Frank Benedetto, the head of the U.S. Secret Service in Chicago, said Wednesday the Bogdanov case was noteworthy not only for the extensive financial losses but also for the old-school manner in which the family operated.
“I think they had a system over a significant period of time where I guess they thought they were minimizing their risk,” Benedetto told reporters at his agency’s headquarters in the West Loop. “But eventually law enforcement caught up with them.”
The Bogdanovs were arrested Tuesday afternoon at their upscale, five-bedroom $1.4 million home on Weller Lane. Authorities seized the black dress, the charges alleged.
During brief court appearances Wednesday on a charge of interstate transportation of stolen property, federal prosecutors said they were seeking to detain all three as flight risks. The family is originally from the former Yugoslavia, and it was unclear if any of them are U.S. citizens, according to prosecutors.
At her hearing, which was delayed so a Romani interpreter could be present, Lela Bogdanov sobbed into a tissue and occasionally rested a hand on the lectern for balance. When asked to spell her name for the record, she said she was illiterate, announcing in broken English, “I don’t write…I can’t spell name.”
U.S. Magistrate Judge Michael Mason scheduled a detention hearing for all three on Monday.
Authorities say “organized retail theft” is a multibillion-dollar problem whose and that the costs are eventually passed on to consumers. The thieves, known as “boosters,” often work in groups, targeting multiple stores a day and traveling widely to steal – a mobility that makes cooperation among law enforcement crucial.
“These are not kids stealing some gum or a drug addict taking one item. These are professional crews that are targeting specific property,” said Jack Blakey, who heads the special prosecutions bureau for the Cook County state’s attorney’s office. “It’s difficult for law enforcement to connect the dots if they’re all working independently.”
In a statement Wednesday, eBay praised the work of law enforcement to bring the criminal charges against the Bogdanovs.
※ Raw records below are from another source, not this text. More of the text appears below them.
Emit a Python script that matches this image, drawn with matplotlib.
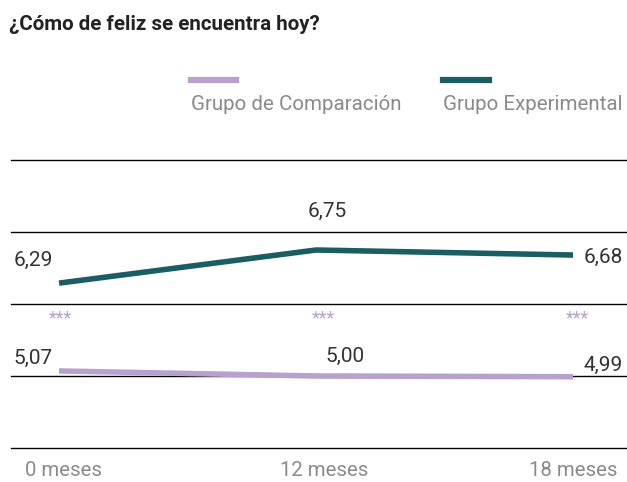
import matplotlib
matplotlib.use("Agg")
import matplotlib.pyplot as plt
from matplotlib.lines import Line2D

plt.rcParams['font.family'] = ['Roboto', 'DejaVu Sans']

# data
periods = ['0 meses', '12 meses', '18 meses']
comparacion = [5.07, 5.00, 4.99]
experimental = [6.29, 6.75, 6.68]
comp_labels = ['5,07', '5,00', '4,99']
exp_labels = ['6,29', '6,75', '6,68']
signif = ['***', '***', '***']

teal = '#1a5e63'
lila = '#b7a1cd'
grey = '#8a8a8a'
dark = '#333333'

fig = plt.figure(figsize=(6.27, 4.82), dpi=100)
W, H = 627, 482
ax = fig.add_axes([11 / W, (H - 448) / H, (627 - 11) / W, (448 - 160) / H])

x = list(range(len(periods)))
ax.plot(x, comparacion, color=lila, lw=4, solid_capstyle='butt', zorder=3)
ax.plot(x, experimental, color=teal, lw=4, solid_capstyle='butt', zorder=3)

ax.set_xlim(-0.187, 2.21)
ax.set_ylim(4, 8)
for yv in [4, 5, 6, 7, 8]:
    ax.axhline(yv, color='black', lw=1, zorder=2, clip_on=False)

for s in ax.spines.values():
    s.set_visible(False)
ax.set_yticks([])
ax.set_xticks([])

# category labels under the axis, nudged like the original
tick_dx = [4, 8, 0]
for i in x:
    ax.annotate(periods[i], (i, 4), xytext=(tick_dx[i], -23),
                textcoords='offset pixels', ha='center', va='center',
                fontsize=14.7, color=grey, annotation_clip=False)

# value labels (offsets in pixels)
exp_off = [(-26, 23), (11, 39), (30, -2)]
comp_off = [(-26, 13), (29, 20), (30, 11)]
for i in x:
    ax.annotate(exp_labels[i], (i, experimental[i]), xytext=exp_off[i],
                textcoords='offset pixels', ha='center', va='center',
                fontsize=15, color=dark)
    ax.annotate(comp_labels[i], (i, comparacion[i]), xytext=comp_off[i],
                textcoords='offset pixels', ha='center', va='center',
                fontsize=15, color=dark)

star_dx = [1, 7, 4]
for i in x:
    ax.annotate(signif[i], (i, 6), xytext=(star_dx[i], -14),
                textcoords='offset pixels', ha='center', va='center',
                fontsize=13, color=lila)

# title
fig.text(9 / W, 1 - 24 / H, '¿Cómo de feliz se encuentra hoy?', fontsize=14.8,
         fontweight='bold', color='#222222', ha='left', va='center')

# legend drawn by hand
fig.add_artist(Line2D([191 / W, 236 / W], [1 - 80 / H, 1 - 80 / H], color=lila, lw=4.5))
fig.add_artist(Line2D([443 / W, 489 / W], [1 - 80 / H, 1 - 80 / H], color=teal, lw=4.5))
fig.text(191 / W, 1 - 105 / H, 'Grupo de Comparación', fontsize=14.8, color=grey,
         ha='left', va='center')
fig.text(443 / W, 1 - 105 / H, 'Grupo Experimental', fontsize=14.8, color=grey,
         ha='left', va='center')

fig.savefig('out.png', dpi=100)
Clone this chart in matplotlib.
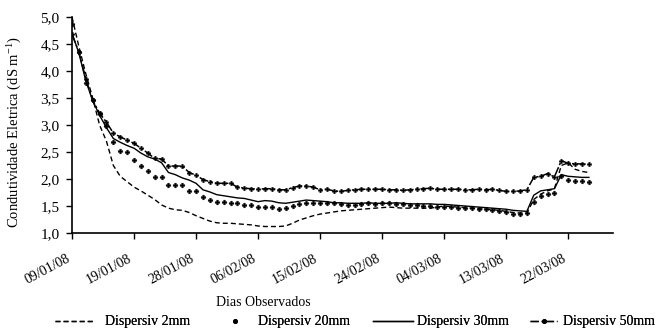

The investigation began several months ago after retailers contacted federal authorities about a series of large thefts from stores around the country. By matching up the size and type of merchandise, fraud prevention investigators for the stores and federal agents tracked bulk sales of specific items to one particular eBay account used by the fence.
Authorities confronted the fence – described as a person over 70 with no criminal convictions -- who admitted to having purchased at least $6 million worth of merchandise over the last decade from “Franko Kalath,” an alias for Branko Bogdanov, according to the complaint.
After obtaining court approval for a warrant in order to track a cell phone of one family member, Secret Service agents in several cities were able to follow the three in February as they traveled across the country in their gray Honda Odyssey minivan.
“We had surveillance from Maryland to Dallas, Texas, on these individuals,” Benedetto said. “We used everything from analysis of video surveillance footage to good old-fashioned physical surveillance.”
According to the complaint, agents were watching on Feb. 19 as the Bogdanovs drove to numerous stores and malls in the Houston area. In what appeared to be a coordinated law enforcement move, Houston police briefly pulled their minivan over for failing to use a turn signal after the family was seen leaving a Toys R Us store. When they were asked about boxes of Legos seen in the van, the Bogdanovs said they had been purchased at a flea market and had no receipts, the complaint alleged.
The family handed over to police numerous items they claimed to have purchased at the flea market but didn’t want anymore, including cosmetics, cutlery, and bags of coffee. The police checked their IDs and let the family go. At least five of the stores the Bogdanovs had visited that day later reported merchandise valued at more than $13,000 had been stolen – including Starbucks, which reported eight bags of coffee missing from two stores, according to the complaint.